韓国でも増えるニート(上)
【失われた20年、日本に学ぶ】
ソウル・江北地区に住むキム・インスンさん(60)は毎月1日と15日、一人息子(33)に30万ウォン(約2万1800円)の小遣いを渡してから仕事に向かう。キムさんは、ある政府系企業を定年退職した夫(65)と、商店街で小さな店を経営している。息子が大学を卒業するころには、ほかの人と同じようにすぐ就職し、結婚するものと思っていた。ところが息子はここ5年ほど、仕事もせずにブラブラした生活を送っている。
息子が仕事をして金を稼いできたのは、2006年4月が最後だった。建設工事現場の契約社員として、造形工事の監督を任されていたが、1年4カ月後に「仕事がきつい」と言って仕事を辞め、家に帰ってきた。
それから息子は毎日、単調な日々を過ごしている。
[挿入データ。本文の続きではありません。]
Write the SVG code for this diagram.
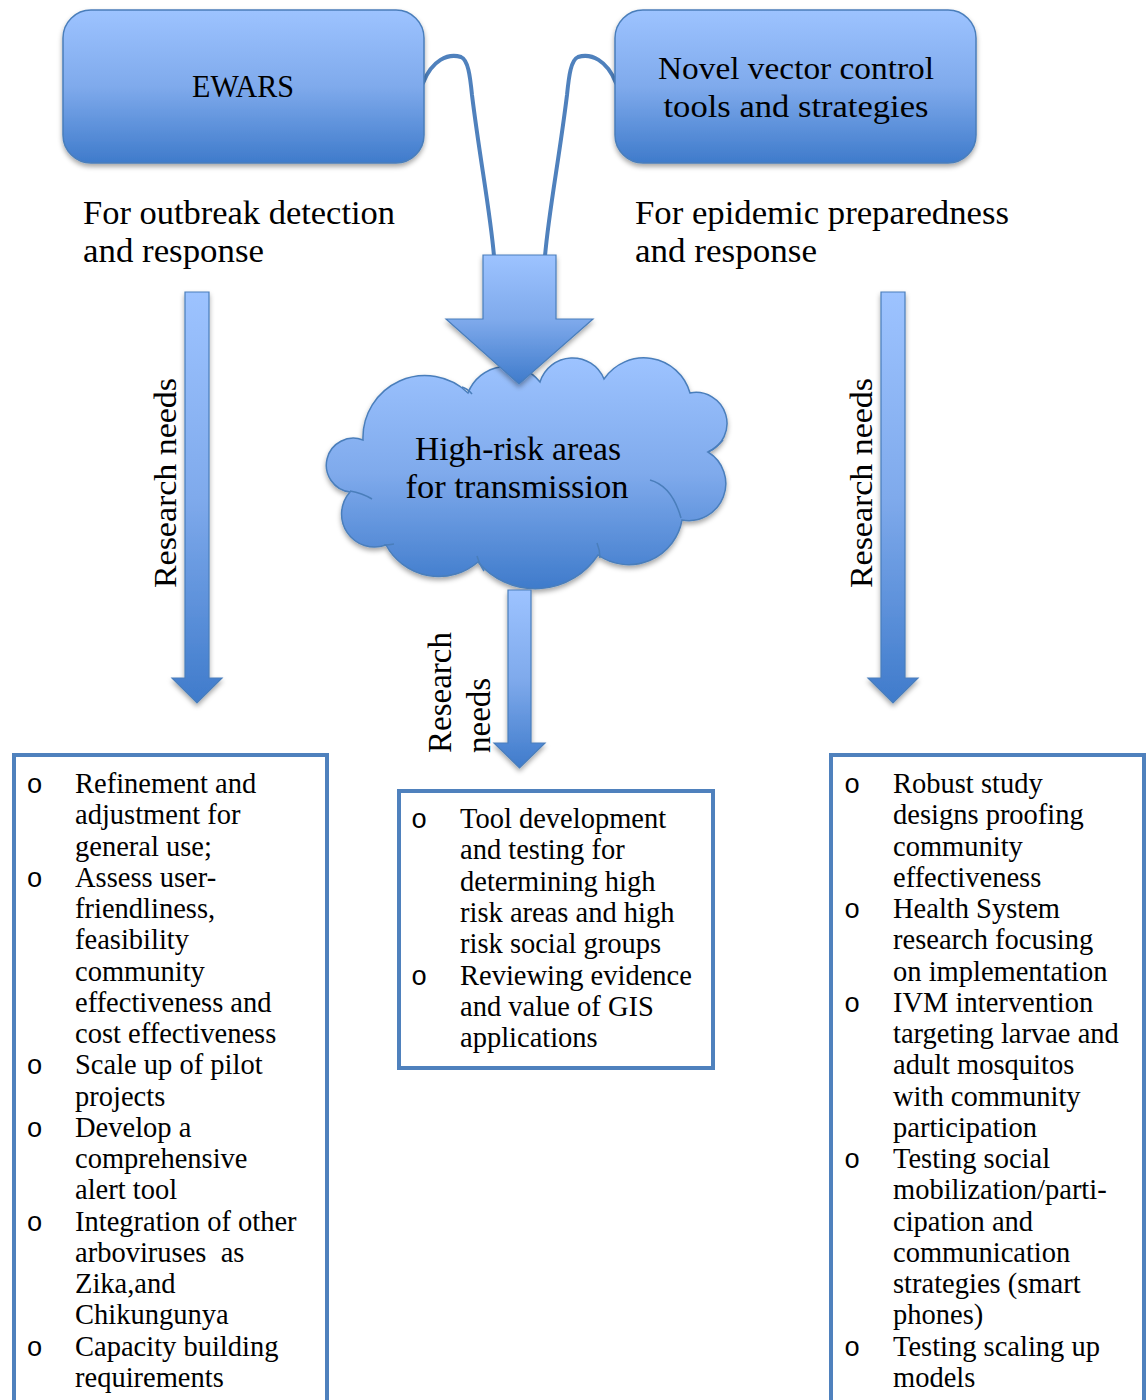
<svg xmlns="http://www.w3.org/2000/svg" width="1148" height="1400" viewBox="0 0 1148 1400">
<defs>
<linearGradient id="g" x1="0" y1="0" x2="0" y2="1">
<stop offset="0" stop-color="#9DC3FF"/>
<stop offset="0.5" stop-color="#7FAAEC"/>
<stop offset="1" stop-color="#3F7BCB"/>
</linearGradient>
<filter id="sh" x="-20%" y="-20%" width="140%" height="140%">
<feDropShadow dx="0" dy="3" stdDeviation="2.5" flood-color="#000" flood-opacity="0.35"/>
</filter>
<style>
.t{font-family:"Liberation Serif","Times New Roman",serif;fill:#000}
.body{font-size:28.5px}
.head{font-size:34px}
.node{fill:url(#g);stroke:#4A7EBB;stroke-width:1.5}
.list{fill:#fff;stroke:#4F81BD;stroke-width:4}
.bul{font-family:"Liberation Mono","Courier New",monospace;font-size:27px;text-anchor:middle}
.curve{fill:none;stroke:#4F81BD;stroke-width:4;stroke-linecap:round}
.inner{fill:none;stroke:#4A7EBB;stroke-width:1.5}
.arr{fill:url(#g);stroke:#4A7EBB;stroke-width:1.2;filter:url(#sh)}
</style>
</defs>
<rect width="1148" height="1400" fill="#fff"/>

<g id="connectors">
<path class="curve" d="M 423 83 C 432 60, 448 53, 461 57 C 468 60, 470 75, 472 95 C 480 160, 490 210, 494 256"/>
<path class="curve" d="M 616 83 C 607 60, 591 53, 578 57 C 571 60, 569 75, 567 95 C 559 160, 549 210, 545 256"/>
</g>

<g id="node-ewars">
<rect class="node" x="63" y="10" width="361" height="153" rx="28" filter="url(#sh)"/>
<text class="t" x="243" y="97" font-size="32" text-anchor="middle" textLength="102" lengthAdjust="spacingAndGlyphs">EWARS</text>
</g>

<g id="node-novel">
<rect class="node" x="615" y="10" width="361" height="153" rx="28" filter="url(#sh)"/>
<text class="t" x="796" y="79" font-size="32" text-anchor="middle" textLength="276" lengthAdjust="spacingAndGlyphs">Novel vector control</text>
<text class="t" x="796" y="117" font-size="32" text-anchor="middle" textLength="265" lengthAdjust="spacingAndGlyphs">tools and strategies</text>
</g>

<g id="label-outbreak">
<text class="t head" x="83" y="224" textLength="312" lengthAdjust="spacingAndGlyphs">For outbreak detection</text>
<text class="t head" x="83" y="262" textLength="181" lengthAdjust="spacingAndGlyphs">and response</text>
</g>

<g id="label-epidemic">
<text class="t head" x="635" y="224" textLength="374" lengthAdjust="spacingAndGlyphs">For epidemic preparedness</text>
<text class="t head" x="635" y="262" textLength="182" lengthAdjust="spacingAndGlyphs">and response</text>
</g>

<g id="node-cloud">
<path class="node" filter="url(#sh)" d="M 363 440 A 62 62 0 0 1 468 393 A 42 42 0 0 1 540 382 A 34 34 0 0 1 604 379 A 48 48 0 0 1 690 393 A 31 31 0 0 1 708 452 A 37 37 0 0 1 682 520 A 54 54 0 0 1 598 555 A 75 75 0 0 1 478 562 A 60 60 0 0 1 386 545 A 33 33 0 0 1 350 492 A 27 27 0 1 1 363 440 Z"/>
<path class="inner" d="M 650 480 Q 672 486 681 518 M 350 491 Q 362 493 372 499 M 708 452 Q 716 448 723 440 M 597 543 Q 600 550 600 558 M 477 556 Q 479 564 484 571 M 384 545 Q 389 545 394 544 M 462 387 Q 468 389 472 394"/>
<text class="t" x="518" y="460" font-size="33" text-anchor="middle" textLength="206" lengthAdjust="spacingAndGlyphs">High-risk areas</text>
<text class="t" x="517" y="498" font-size="33" text-anchor="middle" textLength="223" lengthAdjust="spacingAndGlyphs">for transmission</text>
</g>

<g id="arrows">
<path class="arr" d="M 483 255 H 556 V 319 H 593 L 519 384 L 446 319 H 483 Z"/>
<path class="arr" d="M 185 292 H 209 V 678 H 222 L 197 703 L 172 678 H 185 Z"/>
<path class="arr" d="M 881 292 H 905 V 678 H 918 L 893 703 L 868 678 H 881 Z"/>
<path class="arr" d="M 508 590 H 531 V 743 H 545 L 519.5 768 L 494 743 H 508 Z"/>
<text class="t" font-size="32.5" text-anchor="middle" textLength="210" lengthAdjust="spacingAndGlyphs" transform="translate(175.5 483) rotate(-90)">Research needs</text>
<text class="t" font-size="32.5" text-anchor="middle" textLength="210" lengthAdjust="spacingAndGlyphs" transform="translate(871.5 483) rotate(-90)">Research needs</text>
<text class="t" font-size="33" transform="translate(451 753) rotate(-90)">Research</text>
<text class="t" font-size="33" transform="translate(490 753) rotate(-90)">needs</text>
</g>

<g id="node-left-list">
<rect class="list" x="14" y="755" width="313" height="700"/>
<text class="t bul" x="34.5" y="793">o</text>
<text class="t bul" x="34.5" y="886.75">o</text>
<text class="t bul" x="34.5" y="1074.25">o</text>
<text class="t bul" x="34.5" y="1136.75">o</text>
<text class="t bul" x="34.5" y="1230.5">o</text>
<text class="t bul" x="34.5" y="1355.5">o</text>
<text class="t body" x="75" y="793">Refinement and<tspan x="75" dy="31.25">adjustment for</tspan><tspan x="75" dy="31.25">general use;</tspan><tspan x="75" dy="31.25">Assess user-</tspan><tspan x="75" dy="31.25">friendliness,</tspan><tspan x="75" dy="31.25">feasibility</tspan><tspan x="75" dy="31.25">community</tspan><tspan x="75" dy="31.25">effectiveness and</tspan><tspan x="75" dy="31.25">cost effectiveness</tspan><tspan x="75" dy="31.25">Scale up of pilot</tspan><tspan x="75" dy="31.25">projects</tspan><tspan x="75" dy="31.25">Develop a</tspan><tspan x="75" dy="31.25">comprehensive</tspan><tspan x="75" dy="31.25">alert tool</tspan><tspan x="75" dy="31.25">Integration of other</tspan><tspan x="75" dy="31.25" xml:space="preserve">arboviruses  as</tspan><tspan x="75" dy="31.25">Zika,and</tspan><tspan x="75" dy="31.25">Chikungunya</tspan><tspan x="75" dy="31.25">Capacity building</tspan><tspan x="75" dy="31.25">requirements</tspan></text>
</g>

<g id="node-center-list">
<rect class="list" x="399" y="791" width="314" height="277"/>
<text class="t bul" x="419" y="828">o</text>
<text class="t bul" x="419" y="984.5">o</text>
<text class="t body" x="460" y="828">Tool development<tspan x="460" dy="31.3">and testing for</tspan><tspan x="460" dy="31.3">determining high</tspan><tspan x="460" dy="31.3">risk areas and high</tspan><tspan x="460" dy="31.3">risk social groups</tspan><tspan x="460" dy="31.3">Reviewing evidence</tspan><tspan x="460" dy="31.3">and value of GIS</tspan><tspan x="460" dy="31.3">applications</tspan></text>
</g>

<g id="node-right-list">
<rect class="list" x="831" y="755" width="313" height="700"/>
<text class="t bul" x="852" y="793">o</text>
<text class="t bul" x="852" y="918">o</text>
<text class="t bul" x="852" y="1011.75">o</text>
<text class="t bul" x="852" y="1168">o</text>
<text class="t bul" x="852" y="1355.5">o</text>
<text class="t body" x="893" y="793">Robust study<tspan x="893" dy="31.25">designs proofing</tspan><tspan x="893" dy="31.25">community</tspan><tspan x="893" dy="31.25">effectiveness</tspan><tspan x="893" dy="31.25">Health System</tspan><tspan x="893" dy="31.25">research focusing</tspan><tspan x="893" dy="31.25">on implementation</tspan><tspan x="893" dy="31.25">IVM intervention</tspan><tspan x="893" dy="31.25">targeting larvae and</tspan><tspan x="893" dy="31.25">adult mosquitos</tspan><tspan x="893" dy="31.25">with community</tspan><tspan x="893" dy="31.25">participation</tspan><tspan x="893" dy="31.25">Testing social</tspan><tspan x="893" dy="31.25">mobilization/parti-</tspan><tspan x="893" dy="31.25">cipation and</tspan><tspan x="893" dy="31.25">communication</tspan><tspan x="893" dy="31.25">strategies (smart</tspan><tspan x="893" dy="31.25">phones)</tspan><tspan x="893" dy="31.25">Testing scaling up</tspan><tspan x="893" dy="31.25">models</tspan></text>
</g>
</svg>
朝8時に起き、午前中はテレビを見るか、インターネットに興じ、午後には運動するという生活だ。母はそんな息子を見ているとつらいが、本人は淡々としている。母からもらう小遣いで、交通費に6万ウォン(約4400円)、ガソリン代4万ウォン(約2900円)、それ以外に1日1万ウォン(約730円)から2万ウォン(1万4500円)ほどを使う生活にすっかり慣れてしまったようだ。
「いろいろ就職活動もしてみたが、面接で落とされるか、条件が合わなかった。次第に年齢で引っかかるようになり、就職をあきらめた」
このような若者は「ニート族」と呼ばれる。「就職せず、学校にも通わず、何か職業訓練を受けているわけでもない」ことを意味する言葉(Not in Employment, Education or Training)だ。就職難で臨時職やアルバイトを転々とし、ついには働く意欲まで失ってしまった若者たちを指す。
統計庁によると、2009年の時点で進学や兵役、疾病など明確な理由もないまま仕事をせず、就職活動もしていない15-29歳の若者の数は29万7000人。集計が始まった03年と比較すると、ニートの数は6年間で7万2000人増えた。人口1億2700万人の日本のニート(09年で44万人)と比べても、決して少ない数ではない。1990年半ばに隣国・日本でニートの問題が浮上し始めたころ、韓国は「最近の日本の若者は覇気がない」「日本の将来も先が見えた」などと見下していた。ところが韓国もいつの間にか、同じような問題で頭を抱えるようになったのだ。
ニートの最も大きな問題は、「意欲がない」ことだ。若年失業者団体「全国白手連帯」のチュ・ドクハン代表(41)は、「最近の若者は自分のことを平気で“残り物”と呼ぶ」と語る。就職できない現実に怒りを覚えたり、何とか克服しようとするのではなく、力を失って自嘲するケースが増えているということだ。